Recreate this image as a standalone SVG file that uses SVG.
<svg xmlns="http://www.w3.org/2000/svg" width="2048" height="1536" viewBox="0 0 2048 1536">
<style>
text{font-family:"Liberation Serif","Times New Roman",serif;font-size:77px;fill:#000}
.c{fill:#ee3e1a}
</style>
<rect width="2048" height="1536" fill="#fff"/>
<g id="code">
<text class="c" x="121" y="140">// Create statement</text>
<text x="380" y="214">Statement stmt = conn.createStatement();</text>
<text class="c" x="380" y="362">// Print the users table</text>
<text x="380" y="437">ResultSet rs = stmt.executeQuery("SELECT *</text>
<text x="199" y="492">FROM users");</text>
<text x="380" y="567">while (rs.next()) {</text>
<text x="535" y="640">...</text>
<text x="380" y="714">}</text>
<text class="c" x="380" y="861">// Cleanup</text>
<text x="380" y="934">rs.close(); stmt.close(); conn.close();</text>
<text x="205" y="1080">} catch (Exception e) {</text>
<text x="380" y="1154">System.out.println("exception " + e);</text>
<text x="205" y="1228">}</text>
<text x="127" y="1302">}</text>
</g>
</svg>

---

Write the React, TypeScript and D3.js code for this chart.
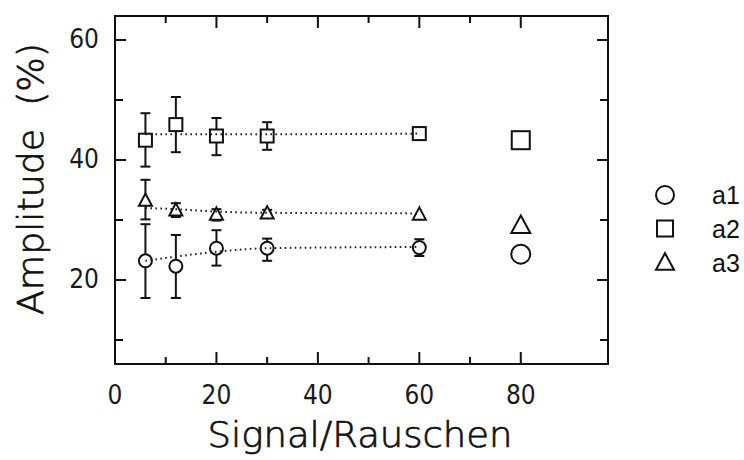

## WHAT YOU NEED TO DO
Copy every single line of the material above that holds "this".

## WRITTEN RESPONSE
Recreate this image as a standalone SVG file that uses SVG.
Write the React, TypeScript and D3.js code for this chart.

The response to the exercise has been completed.